_Stored data:_
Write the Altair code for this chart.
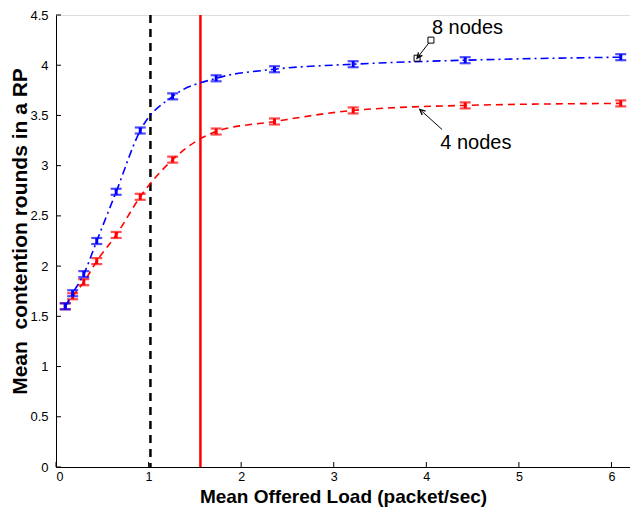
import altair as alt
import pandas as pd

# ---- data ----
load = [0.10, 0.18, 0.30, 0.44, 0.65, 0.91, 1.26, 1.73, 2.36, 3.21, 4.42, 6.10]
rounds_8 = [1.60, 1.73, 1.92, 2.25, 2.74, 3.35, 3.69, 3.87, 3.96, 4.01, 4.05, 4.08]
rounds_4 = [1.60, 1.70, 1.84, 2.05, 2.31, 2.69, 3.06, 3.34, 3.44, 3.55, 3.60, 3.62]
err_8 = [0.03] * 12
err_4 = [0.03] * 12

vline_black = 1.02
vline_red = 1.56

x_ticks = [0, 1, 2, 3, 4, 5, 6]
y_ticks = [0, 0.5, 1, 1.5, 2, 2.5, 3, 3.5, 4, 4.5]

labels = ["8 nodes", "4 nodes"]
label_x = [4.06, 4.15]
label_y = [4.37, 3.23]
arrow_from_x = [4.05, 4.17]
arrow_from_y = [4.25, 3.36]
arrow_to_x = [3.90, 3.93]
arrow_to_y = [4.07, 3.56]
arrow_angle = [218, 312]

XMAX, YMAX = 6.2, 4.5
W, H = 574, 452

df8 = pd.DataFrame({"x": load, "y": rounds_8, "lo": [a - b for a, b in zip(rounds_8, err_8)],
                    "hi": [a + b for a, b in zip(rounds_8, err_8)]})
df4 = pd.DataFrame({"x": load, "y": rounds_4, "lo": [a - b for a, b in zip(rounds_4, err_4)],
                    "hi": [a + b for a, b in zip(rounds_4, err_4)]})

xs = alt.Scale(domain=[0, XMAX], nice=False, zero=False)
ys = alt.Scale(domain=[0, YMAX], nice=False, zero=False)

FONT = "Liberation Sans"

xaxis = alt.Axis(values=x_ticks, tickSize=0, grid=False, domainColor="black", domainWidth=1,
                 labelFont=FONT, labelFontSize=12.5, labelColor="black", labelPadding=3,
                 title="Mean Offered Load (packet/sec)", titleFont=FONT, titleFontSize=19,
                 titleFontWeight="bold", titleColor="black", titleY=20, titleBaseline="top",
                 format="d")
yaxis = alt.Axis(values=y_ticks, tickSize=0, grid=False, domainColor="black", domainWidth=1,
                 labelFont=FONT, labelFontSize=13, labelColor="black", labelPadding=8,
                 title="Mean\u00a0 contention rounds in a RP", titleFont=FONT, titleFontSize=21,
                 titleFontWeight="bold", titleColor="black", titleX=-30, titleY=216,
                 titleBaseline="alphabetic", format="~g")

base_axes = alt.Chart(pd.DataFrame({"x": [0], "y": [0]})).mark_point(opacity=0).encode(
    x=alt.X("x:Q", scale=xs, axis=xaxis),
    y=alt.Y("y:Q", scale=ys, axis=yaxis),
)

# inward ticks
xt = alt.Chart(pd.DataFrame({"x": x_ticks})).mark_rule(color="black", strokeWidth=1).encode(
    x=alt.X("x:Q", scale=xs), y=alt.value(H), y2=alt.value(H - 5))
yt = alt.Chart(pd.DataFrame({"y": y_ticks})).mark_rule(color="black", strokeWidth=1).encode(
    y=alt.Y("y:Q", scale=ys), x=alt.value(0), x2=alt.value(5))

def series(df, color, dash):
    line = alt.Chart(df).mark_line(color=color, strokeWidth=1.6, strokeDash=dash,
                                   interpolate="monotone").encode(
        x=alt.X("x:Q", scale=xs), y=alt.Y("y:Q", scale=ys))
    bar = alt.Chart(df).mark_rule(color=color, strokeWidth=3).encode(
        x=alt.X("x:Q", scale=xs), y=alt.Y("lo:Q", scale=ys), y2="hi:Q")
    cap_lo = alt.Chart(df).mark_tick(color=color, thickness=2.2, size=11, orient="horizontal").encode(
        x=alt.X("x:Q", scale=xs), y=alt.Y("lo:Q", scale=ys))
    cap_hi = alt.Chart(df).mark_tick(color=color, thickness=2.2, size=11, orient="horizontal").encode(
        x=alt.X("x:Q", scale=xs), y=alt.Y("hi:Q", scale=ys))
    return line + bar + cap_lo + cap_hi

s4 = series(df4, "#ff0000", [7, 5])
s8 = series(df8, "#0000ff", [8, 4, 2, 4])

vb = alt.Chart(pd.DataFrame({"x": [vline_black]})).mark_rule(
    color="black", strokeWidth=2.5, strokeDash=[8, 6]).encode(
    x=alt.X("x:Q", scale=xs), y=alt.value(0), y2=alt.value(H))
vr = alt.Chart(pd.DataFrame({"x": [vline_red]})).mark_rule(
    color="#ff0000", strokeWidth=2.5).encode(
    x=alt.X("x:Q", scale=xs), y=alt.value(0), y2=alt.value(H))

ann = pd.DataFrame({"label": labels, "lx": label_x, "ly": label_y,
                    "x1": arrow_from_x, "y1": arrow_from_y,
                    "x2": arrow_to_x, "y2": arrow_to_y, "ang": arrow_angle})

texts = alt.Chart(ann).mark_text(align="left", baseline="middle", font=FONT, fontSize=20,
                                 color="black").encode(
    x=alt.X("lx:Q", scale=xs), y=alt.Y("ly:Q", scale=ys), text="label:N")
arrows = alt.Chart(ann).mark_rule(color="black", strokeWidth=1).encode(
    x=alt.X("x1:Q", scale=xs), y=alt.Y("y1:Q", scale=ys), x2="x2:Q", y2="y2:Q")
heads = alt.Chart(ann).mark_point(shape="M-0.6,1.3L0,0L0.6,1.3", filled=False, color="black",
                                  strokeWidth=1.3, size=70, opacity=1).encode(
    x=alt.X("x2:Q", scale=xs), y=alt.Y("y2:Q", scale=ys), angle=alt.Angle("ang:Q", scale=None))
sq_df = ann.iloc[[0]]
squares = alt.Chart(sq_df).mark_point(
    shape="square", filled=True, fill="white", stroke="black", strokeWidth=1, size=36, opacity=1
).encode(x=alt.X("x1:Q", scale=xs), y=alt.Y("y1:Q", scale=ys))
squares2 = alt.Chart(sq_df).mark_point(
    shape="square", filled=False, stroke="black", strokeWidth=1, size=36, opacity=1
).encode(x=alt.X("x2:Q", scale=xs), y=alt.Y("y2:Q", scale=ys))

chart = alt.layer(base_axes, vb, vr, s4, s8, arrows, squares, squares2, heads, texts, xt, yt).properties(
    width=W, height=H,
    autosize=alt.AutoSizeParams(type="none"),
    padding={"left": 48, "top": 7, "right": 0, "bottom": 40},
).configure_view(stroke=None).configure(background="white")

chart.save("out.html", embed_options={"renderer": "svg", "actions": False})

_Task to carry out:_
Restate the full listing verbatim and drop every picture.

_Answer to the exercise:_
Write the Altair code for this chart.
import altair as alt
import pandas as pd

# ---- data ----
load = [0.10, 0.18, 0.30, 0.44, 0.65, 0.91, 1.26, 1.73, 2.36, 3.21, 4.42, 6.10]
rounds_8 = [1.60, 1.73, 1.92, 2.25, 2.74, 3.35, 3.69, 3.87, 3.96, 4.01, 4.05, 4.08]
rounds_4 = [1.60, 1.70, 1.84, 2.05, 2.31, 2.69, 3.06, 3.34, 3.44, 3.55, 3.60, 3.62]
err_8 = [0.03] * 12
err_4 = [0.03] * 12

vline_black = 1.02
vline_red = 1.56

x_ticks = [0, 1, 2, 3, 4, 5, 6]
y_ticks = [0, 0.5, 1, 1.5, 2, 2.5, 3, 3.5, 4, 4.5]

labels = ["8 nodes", "4 nodes"]
label_x = [4.06, 4.15]
label_y = [4.37, 3.23]
arrow_from_x = [4.05, 4.17]
arrow_from_y = [4.25, 3.36]
arrow_to_x = [3.90, 3.93]
arrow_to_y = [4.07, 3.56]
arrow_angle = [218, 312]

XMAX, YMAX = 6.2, 4.5
W, H = 574, 452

df8 = pd.DataFrame({"x": load, "y": rounds_8, "lo": [a - b for a, b in zip(rounds_8, err_8)],
                    "hi": [a + b for a, b in zip(rounds_8, err_8)]})
df4 = pd.DataFrame({"x": load, "y": rounds_4, "lo": [a - b for a, b in zip(rounds_4, err_4)],
                    "hi": [a + b for a, b in zip(rounds_4, err_4)]})

xs = alt.Scale(domain=[0, XMAX], nice=False, zero=False)
ys = alt.Scale(domain=[0, YMAX], nice=False, zero=False)

FONT = "Liberation Sans"

xaxis = alt.Axis(values=x_ticks, tickSize=0, grid=False, domainColor="black", domainWidth=1,
                 labelFont=FONT, labelFontSize=12.5, labelColor="black", labelPadding=3,
                 title="Mean Offered Load (packet/sec)", titleFont=FONT, titleFontSize=19,
                 titleFontWeight="bold", titleColor="black", titleY=20, titleBaseline="top",
                 format="d")
yaxis = alt.Axis(values=y_ticks, tickSize=0, grid=False, domainColor="black", domainWidth=1,
                 labelFont=FONT, labelFontSize=13, labelColor="black", labelPadding=8,
                 title="Mean\u00a0 contention rounds in a RP", titleFont=FONT, titleFontSize=21,
                 titleFontWeight="bold", titleColor="black", titleX=-30, titleY=216,
                 titleBaseline="alphabetic", format="~g")

base_axes = alt.Chart(pd.DataFrame({"x": [0], "y": [0]})).mark_point(opacity=0).encode(
    x=alt.X("x:Q", scale=xs, axis=xaxis),
    y=alt.Y("y:Q", scale=ys, axis=yaxis),
)

# inward ticks
xt = alt.Chart(pd.DataFrame({"x": x_ticks})).mark_rule(color="black", strokeWidth=1).encode(
    x=alt.X("x:Q", scale=xs), y=alt.value(H), y2=alt.value(H - 5))
yt = alt.Chart(pd.DataFrame({"y": y_ticks})).mark_rule(color="black", strokeWidth=1).encode(
    y=alt.Y("y:Q", scale=ys), x=alt.value(0), x2=alt.value(5))

def series(df, color, dash):
    line = alt.Chart(df).mark_line(color=color, strokeWidth=1.6, strokeDash=dash,
                                   interpolate="monotone").encode(
        x=alt.X("x:Q", scale=xs), y=alt.Y("y:Q", scale=ys))
    bar = alt.Chart(df).mark_rule(color=color, strokeWidth=3).encode(
        x=alt.X("x:Q", scale=xs), y=alt.Y("lo:Q", scale=ys), y2="hi:Q")
    cap_lo = alt.Chart(df).mark_tick(color=color, thickness=2.2, size=11, orient="horizontal").encode(
        x=alt.X("x:Q", scale=xs), y=alt.Y("lo:Q", scale=ys))
    cap_hi = alt.Chart(df).mark_tick(color=color, thickness=2.2, size=11, orient="horizontal").encode(
        x=alt.X("x:Q", scale=xs), y=alt.Y("hi:Q", scale=ys))
    return line + bar + cap_lo + cap_hi

s4 = series(df4, "#ff0000", [7, 5])
s8 = series(df8, "#0000ff", [8, 4, 2, 4])

vb = alt.Chart(pd.DataFrame({"x": [vline_black]})).mark_rule(
    color="black", strokeWidth=2.5, strokeDash=[8, 6]).encode(
    x=alt.X("x:Q", scale=xs), y=alt.value(0), y2=alt.value(H))
vr = alt.Chart(pd.DataFrame({"x": [vline_red]})).mark_rule(
    color="#ff0000", strokeWidth=2.5).encode(
    x=alt.X("x:Q", scale=xs), y=alt.value(0), y2=alt.value(H))

ann = pd.DataFrame({"label": labels, "lx": label_x, "ly": label_y,
                    "x1": arrow_from_x, "y1": arrow_from_y,
                    "x2": arrow_to_x, "y2": arrow_to_y, "ang": arrow_angle})

texts = alt.Chart(ann).mark_text(align="left", baseline="middle", font=FONT, fontSize=20,
                                 color="black").encode(
    x=alt.X("lx:Q", scale=xs), y=alt.Y("ly:Q", scale=ys), text="label:N")
arrows = alt.Chart(ann).mark_rule(color="black", strokeWidth=1).encode(
    x=alt.X("x1:Q", scale=xs), y=alt.Y("y1:Q", scale=ys), x2="x2:Q", y2="y2:Q")
heads = alt.Chart(ann).mark_point(shape="M-0.6,1.3L0,0L0.6,1.3", filled=False, color="black",
                                  strokeWidth=1.3, size=70, opacity=1).encode(
    x=alt.X("x2:Q", scale=xs), y=alt.Y("y2:Q", scale=ys), angle=alt.Angle("ang:Q", scale=None))
sq_df = ann.iloc[[0]]
squares = alt.Chart(sq_df).mark_point(
    shape="square", filled=True, fill="white", stroke="black", strokeWidth=1, size=36, opacity=1
).encode(x=alt.X("x1:Q", scale=xs), y=alt.Y("y1:Q", scale=ys))
squares2 = alt.Chart(sq_df).mark_point(
    shape="square", filled=False, stroke="black", strokeWidth=1, size=36, opacity=1
).encode(x=alt.X("x2:Q", scale=xs), y=alt.Y("y2:Q", scale=ys))

chart = alt.layer(base_axes, vb, vr, s4, s8, arrows, squares, squares2, heads, texts, xt, yt).properties(
    width=W, height=H,
    autosize=alt.AutoSizeParams(type="none"),
    padding={"left": 48, "top": 7, "right": 0, "bottom": 40},
).configure_view(stroke=None).configure(background="white")

chart.save("out.html", embed_options={"renderer": "svg", "actions": False})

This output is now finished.